Project: Examining Impacts on Squid Paralarval Development, Behavior, and Survival

Longfin squid, Doryteuthis pealeii, were reared under two pH levels in a laboratory setting to study the effect of ocean acidification on hatching and paralarval mantle growth and statolith condition.

Proposal Abstract

Squid are often referred to as keystone species because of their central role in ocean ecosystems. They play vital roles in marine food webs both as prey for many of top predators such as seabirds, dolphins, sharks, and tunas, and as voracious predators of smaller, often deep-water (mesopelagic) fishes and invertebrates. Squid comprise a substantial fisheries resource, both directly as commercial and recreational fisheries, and indirectly as an important food source for many of the fishes consumed by a growing human population. Changes in squid abundances can dramatically impact the ecology of the ocean and fisheries yields.

Despite the importance of squid to both ecosystems and economies, there has been little investigation of the effects of ocean acidification (OA) on these taxa. Impacts upon juvenile squid are a primary concern because: (i) early developmental stage animals are highly sensitive to environmental conditions and (ii) their successful early life history growth, behavior and survival are critical to founding future cohorts that support ecosystem food webs and global fisheries. The goal of this work is to quantify how OA conditions impact squid embryo and juvenile development, behavior, and survival. The studies will provide a mechanistic foundation for understanding potential impacts of OA on squid populations. Squid are dynamic organisms, which may now encounter high carbon dioxide and lower pH in areas of ocean upwelling, and measures of these environmental variables will be collected in this study. This research takes an extensive whole-organism approach to understanding OA impacts on squid by examining anatomy, physiology, and behavior of these animals at levels of environmental carbon dioxide and pH encompassing present-day and predicted, future values.

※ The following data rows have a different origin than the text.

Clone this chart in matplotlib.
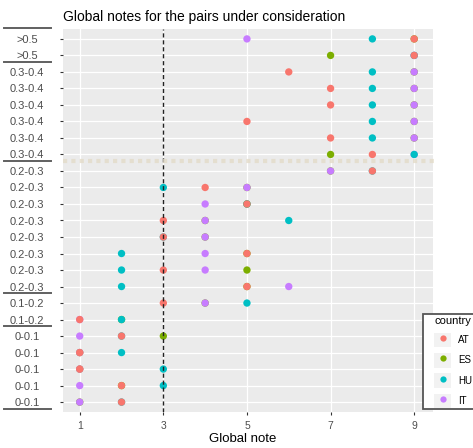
import numpy as np
import matplotlib.pyplot as plt
from matplotlib.lines import Line2D
from matplotlib.patches import Rectangle
from matplotlib.transforms import blended_transform_factory

plt.rcParams['font.family'] = ['Liberation Sans', 'DejaVu Sans']

# Row labels, top to bottom
row_labels = ['>0.5', '>0.5',
              '0.3-0.4', '0.3-0.4', '0.3-0.4', '0.3-0.4', '0.3-0.4', '0.3-0.4',
              '0.2-0.3', '0.2-0.3', '0.2-0.3', '0.2-0.3', '0.2-0.3', '0.2-0.3',
              '0.2-0.3', '0.2-0.3',
              '0.1-0.2', '0.1-0.2',
              '0-0.1', '0-0.1', '0-0.1', '0-0.1', '0-0.1']

# Global note per row (top to bottom) for each country
at_note = [9, 9, 6, 7, 7, 5, 7, 8, 8, 4, 5, 3, 3, 5, 3, 5, 3, 1, 2, 1, 1, 2, 2]
es_note = [9, 7, 9, 9, 9, 9, 9, 7, 7, 5, 5, 4, 4, 5, 5, 5, 4, 2, 3, 1, 1, 2, 1]
hu_note = [8, 9, 8, 8, 8, 8, 8, 9, 8, 3, 5, 6, 3, 2, 2, 2, 5, 2, 2, 2, 3, 3, 2]
it_note = [5, 9, 9, 9, 9, 9, 9, 9, 7, 5, 4, 4, 4, 4, 4, 6, 4, 1, 1, 1, 1, 1, 1]

countries = ['AT', 'ES', 'HU', 'IT']
colors = {'AT': '#F8766D', 'ES': '#7CAE00', 'HU': '#00BFC4', 'IT': '#C77CFF'}
notes = {'AT': at_note, 'ES': es_note, 'HU': hu_note, 'IT': it_note}

# group boundaries (rows index from bottom) for the label underlines
sep_lines = [22.68, 20.6, 14.6, 6.6, 4.6, -0.4]
threshold = 14.6

n = len(row_labels)
ypos = np.arange(n)[::-1]  # top row gets highest index

fig = plt.figure(figsize=(4.73, 4.48), dpi=100)
ax = fig.add_axes([63/473, 1-412/448, 370/473, 383/448])
ax.set_facecolor('#EBEBEB')
for s in ax.spines.values():
    s.set_visible(False)

ax.set_xlim(0.6, 9.45)
ax.set_ylim(-0.6, n - 1 + 0.6)
ax.set_xticks([1, 3, 5, 7, 9])
ax.set_yticks(ypos)
ax.set_yticklabels(row_labels)
ax.grid(True, color='white', linewidth=0.9)
ax.set_axisbelow(True)
ax.tick_params(axis='both', length=2.5, color='#333333', labelcolor='#4D4D4D', labelsize=7.5)
ax.tick_params(axis='y', pad=23.5, labelsize=8)
ax.tick_params(axis='x', pad=4)
for lab in ax.get_yticklabels():
    lab.set_horizontalalignment('center')

# draw order: ES, IT, HU, AT
for c in ['ES', 'IT', 'HU', 'AT']:
    ax.scatter(notes[c], ypos, s=28, color=colors[c], edgecolors='none', zorder=3)

ax.axvline(3, color='#222222', linewidth=1, dashes=(3, 2), zorder=4)
ax.axhline(threshold, xmin=0, xmax=1.01, color='#E3DBC8', linewidth=3, dashes=(1, 1),
           alpha=0.8, zorder=4, clip_on=False)

# underlines next to the row labels
tr = blended_transform_factory(fig.transFigure, ax.transData)
for y in sep_lines:
    ax.plot([4/473, 51/473], [y, y], transform=tr, clip_on=False,
            color='#606060', linewidth=1.4)

fig.text(63/473, 1-17/448, 'Global notes for the pairs under consideration',
         fontsize=10, va='center', ha='left', color='black')
fig.text(243/473, 1-439/448, 'Global note', fontsize=9.5, va='center', ha='center')

# legend
box = Rectangle((423/473, 1-409/448), 60/473, 95/448, transform=fig.transFigure,
                facecolor='white', edgecolor='#555555', linewidth=1.3, zorder=3)
fig.add_artist(box)
handles = []
for c in countries:
    bg = Rectangle((0, 0), 1, 1, facecolor='#F2F2F2', edgecolor='none')
    dot = Line2D([], [], marker='o', linestyle='none', markersize=4.5,
                 markerfacecolor=colors[c], markeredgecolor='none')
    handles.append((bg, dot))
leg = fig.legend(handles, countries, loc='upper left',
                 bbox_to_anchor=(434/473, 1-316/448), bbox_transform=fig.transFigure,
                 frameon=False, borderpad=0, borderaxespad=0, title='country',
                 title_fontsize=8, fontsize=7, handlelength=1.75, handleheight=1.9,
                 labelspacing=0.6, handletextpad=0.7, alignment='left')
leg._legend_box.sep = 5
leg.set_zorder(5)

fig.savefig('out.png', dpi=100)
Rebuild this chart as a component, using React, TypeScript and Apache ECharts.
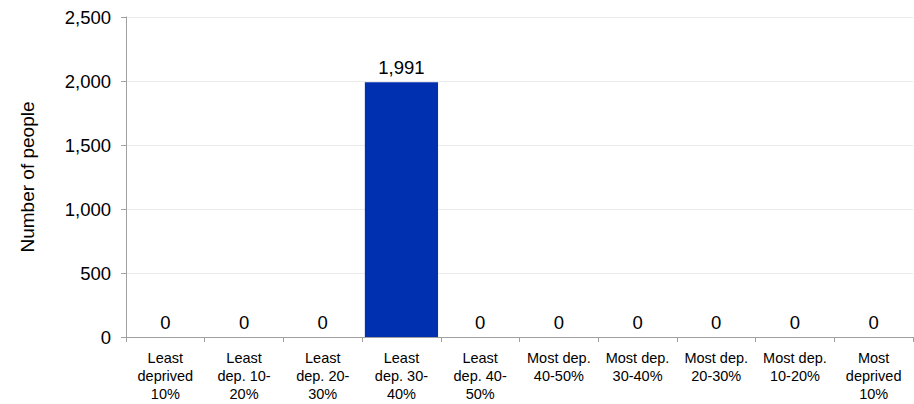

These are the first tests to comprehensively examine OA impacts on squid. The experiments are timely in the context of changing ocean conditions, increased pressure on squid fisheries, and preliminary data showing potential OA impacts on squid. Understanding these effects will aid fisheries managers in estimating ecosystem and economic impacts in this and other cephalopod species. Information from this research will be used to engage and educate the general public, who are fascinated by squid biology, about ocean acidification through a summer seminar series at Woods Hole Oceanographic Institution. The research team and the Woods Hole Oceanographic Communications Department will communicate findings from this study to journalists; interact with teachers about this work through existing fellowship programs; construct and convey education materials for grade-school children at a local science school; and develop a squid dissection module for high school teachers entitled "Squid have ears too!"

This study was supported by a WHOI Student Summer Fellowship and WHOI-MIT Joint Program, the Penzance Endowed Fund, the John E. and Anne W.Sawyer Endowed Fund and NSF Research Grant No. EF-1220034. Additional support came from NSF OCE 1041106 to ALC and DCM, and NOAA Sea Grant award #NA10OAR4170083 to ALC and DCM.